Students from The Regis School have been selected to champion a global Special Olympics campaign.
A group from the Bognor Regis school attended a Youth Summit at Gilwell Park today to launch the campaign as part of a global movement to break down barriers for young people with intellectual learning disabilities.
The students, among 100 young people from London and the south, were joined by Olympic 100m finalist Jeanette Kwakye and Paralympic swimmer Kate Grey.
The Youth Summit is one of eight special events being held across the country to launch Play Unified, a new Special Olympics GB campaign delivered in partnership with national charity Youth Sport Trust.
The campaign, funded by DCMS and jointly administered by DCMS and Sport England, aims to use sport and leadership skills to change perceptions of and attitudes towards young people with intellectual disabilities.
Ultimately, Play Unified seeks to break down barriers that exist for people with intellectual disabilities – both on and off the pitch – creating a ‘unified generation’.
Karen Wallin, chief executive of Special Olympics GB, said: “Play Unified is a global Special Olympics campaign aimed at breaking down the barriers and misconceptions towards people with intellectual disabilities.
“People with intellectual disabilities say they want to be included as equals in society.
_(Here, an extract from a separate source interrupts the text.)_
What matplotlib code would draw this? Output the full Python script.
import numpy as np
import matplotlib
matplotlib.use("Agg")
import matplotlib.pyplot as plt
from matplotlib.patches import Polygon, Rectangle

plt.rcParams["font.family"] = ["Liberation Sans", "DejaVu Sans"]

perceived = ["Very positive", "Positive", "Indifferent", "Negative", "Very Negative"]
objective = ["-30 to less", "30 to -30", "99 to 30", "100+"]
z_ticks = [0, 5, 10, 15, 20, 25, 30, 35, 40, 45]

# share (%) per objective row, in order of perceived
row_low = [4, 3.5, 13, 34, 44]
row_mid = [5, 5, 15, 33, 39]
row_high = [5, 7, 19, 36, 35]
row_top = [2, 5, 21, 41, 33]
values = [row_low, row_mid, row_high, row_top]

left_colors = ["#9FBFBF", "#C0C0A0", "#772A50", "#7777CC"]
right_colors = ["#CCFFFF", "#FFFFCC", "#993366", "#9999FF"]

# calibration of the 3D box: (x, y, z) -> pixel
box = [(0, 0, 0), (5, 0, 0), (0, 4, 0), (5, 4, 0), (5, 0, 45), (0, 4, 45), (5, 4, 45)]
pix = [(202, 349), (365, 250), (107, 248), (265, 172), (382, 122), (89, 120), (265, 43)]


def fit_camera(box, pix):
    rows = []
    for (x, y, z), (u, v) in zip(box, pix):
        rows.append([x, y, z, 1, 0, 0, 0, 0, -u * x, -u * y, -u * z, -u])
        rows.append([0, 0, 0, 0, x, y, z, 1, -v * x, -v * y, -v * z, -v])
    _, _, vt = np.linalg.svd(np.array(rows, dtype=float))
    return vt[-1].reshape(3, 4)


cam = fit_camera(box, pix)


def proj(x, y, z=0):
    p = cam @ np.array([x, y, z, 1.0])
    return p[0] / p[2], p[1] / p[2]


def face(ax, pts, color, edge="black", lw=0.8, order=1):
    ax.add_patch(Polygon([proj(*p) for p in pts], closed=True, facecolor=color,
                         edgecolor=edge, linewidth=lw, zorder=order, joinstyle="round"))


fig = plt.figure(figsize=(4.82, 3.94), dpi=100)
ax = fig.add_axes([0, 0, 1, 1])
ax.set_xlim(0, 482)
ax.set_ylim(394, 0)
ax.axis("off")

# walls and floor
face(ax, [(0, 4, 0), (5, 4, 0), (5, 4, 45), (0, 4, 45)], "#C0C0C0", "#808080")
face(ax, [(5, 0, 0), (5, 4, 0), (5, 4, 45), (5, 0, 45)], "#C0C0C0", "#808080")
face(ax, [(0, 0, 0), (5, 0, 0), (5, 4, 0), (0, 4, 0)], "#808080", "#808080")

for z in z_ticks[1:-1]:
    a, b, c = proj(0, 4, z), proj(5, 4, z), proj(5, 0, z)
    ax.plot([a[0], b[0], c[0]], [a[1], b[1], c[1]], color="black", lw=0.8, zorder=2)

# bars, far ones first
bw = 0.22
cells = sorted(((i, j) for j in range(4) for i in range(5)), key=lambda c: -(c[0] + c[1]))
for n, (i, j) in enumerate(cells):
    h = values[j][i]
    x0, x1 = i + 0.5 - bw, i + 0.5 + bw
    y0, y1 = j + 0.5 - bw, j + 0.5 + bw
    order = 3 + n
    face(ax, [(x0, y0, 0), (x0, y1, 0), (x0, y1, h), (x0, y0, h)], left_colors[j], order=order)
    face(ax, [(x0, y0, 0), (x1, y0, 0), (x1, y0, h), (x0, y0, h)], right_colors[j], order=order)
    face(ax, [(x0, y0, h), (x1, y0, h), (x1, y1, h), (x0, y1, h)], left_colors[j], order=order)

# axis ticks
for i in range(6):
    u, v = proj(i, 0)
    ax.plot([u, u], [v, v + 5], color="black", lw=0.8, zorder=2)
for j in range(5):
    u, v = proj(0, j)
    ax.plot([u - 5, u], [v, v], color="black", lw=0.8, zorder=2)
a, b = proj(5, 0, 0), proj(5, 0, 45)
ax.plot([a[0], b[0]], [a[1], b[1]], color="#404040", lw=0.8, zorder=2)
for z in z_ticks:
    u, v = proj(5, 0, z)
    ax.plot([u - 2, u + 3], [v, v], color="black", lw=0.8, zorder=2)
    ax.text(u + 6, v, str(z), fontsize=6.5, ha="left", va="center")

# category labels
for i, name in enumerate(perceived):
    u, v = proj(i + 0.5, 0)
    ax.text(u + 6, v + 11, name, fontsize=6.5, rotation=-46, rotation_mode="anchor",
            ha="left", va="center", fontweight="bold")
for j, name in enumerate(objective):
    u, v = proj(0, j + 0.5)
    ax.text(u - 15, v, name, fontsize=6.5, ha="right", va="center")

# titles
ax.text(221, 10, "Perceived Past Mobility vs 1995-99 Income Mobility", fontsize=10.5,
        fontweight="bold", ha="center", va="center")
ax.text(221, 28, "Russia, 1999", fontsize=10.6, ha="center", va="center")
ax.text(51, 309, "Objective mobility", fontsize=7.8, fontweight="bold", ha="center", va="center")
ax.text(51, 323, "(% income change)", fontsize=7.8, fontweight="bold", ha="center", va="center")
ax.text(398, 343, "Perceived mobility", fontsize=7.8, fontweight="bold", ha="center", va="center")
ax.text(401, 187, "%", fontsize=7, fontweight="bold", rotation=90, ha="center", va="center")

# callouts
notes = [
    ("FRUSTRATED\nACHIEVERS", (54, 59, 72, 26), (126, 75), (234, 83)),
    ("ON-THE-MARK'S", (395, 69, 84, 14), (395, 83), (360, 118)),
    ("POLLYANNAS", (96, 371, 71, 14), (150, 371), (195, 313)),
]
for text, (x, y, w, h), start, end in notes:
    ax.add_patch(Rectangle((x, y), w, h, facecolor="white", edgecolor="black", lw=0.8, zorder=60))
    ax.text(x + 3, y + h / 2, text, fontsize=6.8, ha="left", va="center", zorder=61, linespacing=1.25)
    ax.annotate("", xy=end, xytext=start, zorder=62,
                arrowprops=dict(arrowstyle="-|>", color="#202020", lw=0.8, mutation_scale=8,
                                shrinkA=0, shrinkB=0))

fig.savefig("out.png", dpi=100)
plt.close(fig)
The Unified Generation will lead our movement and will do so by simply playing unified.”
The Young Ambassadors, both with and without intellectual disabilities, who have been selected for their leadership qualities.
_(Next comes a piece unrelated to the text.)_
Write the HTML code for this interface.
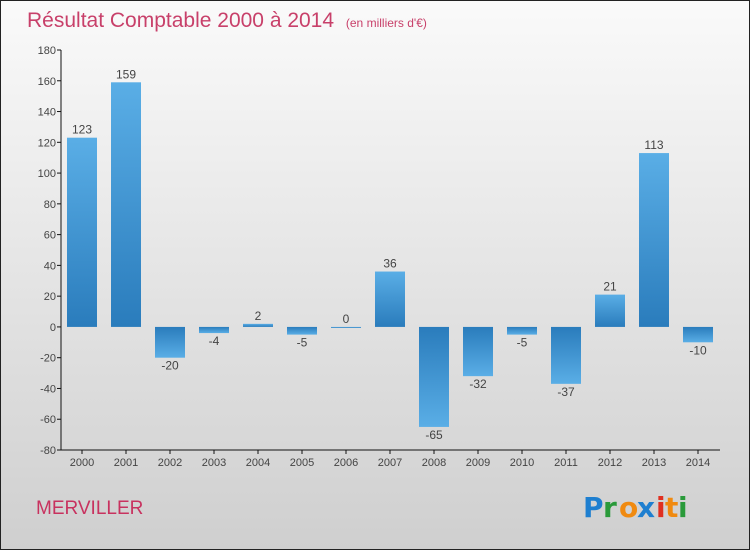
<!DOCTYPE html>
<html><head><meta charset="utf-8">
<style>
html,body{margin:0;padding:0;}
body{width:750px;height:550px;overflow:hidden;font-family:"Liberation Sans",sans-serif;}
#frame{position:absolute;left:0;top:0;width:748px;height:548px;border:1px solid #222;background:linear-gradient(#fafafa,#cfcfcf);}
</style></head>
<body>
<div id="frame">
<svg id="chart" width="750" height="550" style="position:absolute;left:-1px;top:-1px">
<defs>
<linearGradient id="gpos" x1="0" y1="0" x2="0" y2="1"><stop offset="0" stop-color="#5aaee6"/><stop offset="1" stop-color="#2a7cbc"/></linearGradient>
<linearGradient id="gneg" x1="0" y1="0" x2="0" y2="1"><stop offset="0" stop-color="#2a7cbc"/><stop offset="1" stop-color="#5aaee6"/></linearGradient>
</defs>
<text x="27" y="27" font-size="21" fill="#c8406a">Résultat Comptable 2000 à 2014 <tspan font-size="12" dx="6">(en milliers d'€)</tspan></text>
<text x="36" y="514" font-size="19" fill="#c8325f">MERVILLER</text>
<g font-size="28" font-weight="bold" font-family="'DejaVu Sans',sans-serif">
<text x="583" y="517" fill="#1e7fd0">P</text><text x="603" y="517" fill="#2a9a3a">r</text><text x="619" y="517" fill="#f08a10">o</text><text x="637" y="517" fill="#1e7fd0">x</text><text x="656" y="517" fill="#e03020">i</text><text x="665" y="517" fill="#f08a10">t</text><text x="678" y="517" fill="#2a9a3a">i</text>
</g>
</svg>
</div>
<script>
const categories=["2000","2001","2002","2003","2004","2005","2006","2007","2008","2009","2010","2011","2012","2013","2014"];
const values=[123,159,-20,-4,2,-5,0,36,-65,-32,-5,-37,21,113,-10];
const yTicks=[180,160,140,120,100,80,60,40,20,0,-20,-40,-60,-80];
const svg=document.getElementById('chart');
const NS='http://www.w3.org/2000/svg';
const yMin=-80,yMax=180,plotTop=50,plotBot=450;
const y=v=>plotBot-(v-yMin)/(yMax-yMin)*(plotBot-plotTop);
const x=i=>82+i*44;
function el(t,a){const e=document.createElementNS(NS,t);for(const k in a)e.setAttribute(k,a[k]);svg.appendChild(e);return e;}
const ax=el('line',{x1:61,y1:plotTop,x2:61,y2:plotBot,stroke:'#111'});


const xa=el('line',{x1:61,y1:plotBot,x2:720,y2:plotBot,stroke:'#111'});


yTicks.forEach(v=>{
 const t=el('line',{x1:57,y1:y(v),x2:61,y2:y(v),stroke:'#111'});
 
 
 const l=el('text',{x:56,y:y(v)+4,'font-size':11,fill:'#444','text-anchor':'end'});
 l.textContent=v;
 
 
});
categories.forEach((c,i)=>{
 const t=el('line',{x1:x(i),y1:plotBot,x2:x(i),y2:plotBot+4,stroke:'#111'});
 
 
 const l=el('text',{x:x(i),y:plotBot+16,'font-size':11,fill:'#444','text-anchor':'middle'});
 l.textContent=c;
 
 
 const v=values[i];
 const y0=y(0),y1=y(v);
 const h=Math.max(Math.abs(y1-y0),1);
 const b=el('rect',{x:x(i)-15,y:Math.min(y0,y1),width:30,height:h,fill:v>=0?'url(#gpos)':'url(#gneg)'});
 
 
 const vl=el('text',{x:x(i),y:v>=0?y1-4:y1+12,'font-size':12,fill:'#444','text-anchor':'middle'});
 vl.textContent=v;
 
 
});
</script>
</body></html>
The summit educated, motivated and empowered the young people to create positive change, promote inclusion and provided opportunities for young people to take part in sport.
Ali Oliver, chief executive of the Youth Sport Trust, said: “The Special Olympics GB Play Unified Summits delivered by the Youth Sport Trust provide a unique opportunity to inspire and empower young people with and without disabilities to become leaders in their schools, creating positive change and developing more opportunities for young people to take part in sport.
“Through these summits we will use the power of sport to provide a platform for young people to understand and value their peers with intellectual disabilities, build their confidence and give them the opportunity make new friends. Ultimately we want to create a unified generation.”
Play Unified is inspired by a simple principle, training together and playing together is a quick path to understanding, acceptance and friendship – a principle that will be central to the summit.
Play Unified will be rolled out in 200 schools nationwide over the next two years, involving more than 18,000 young people.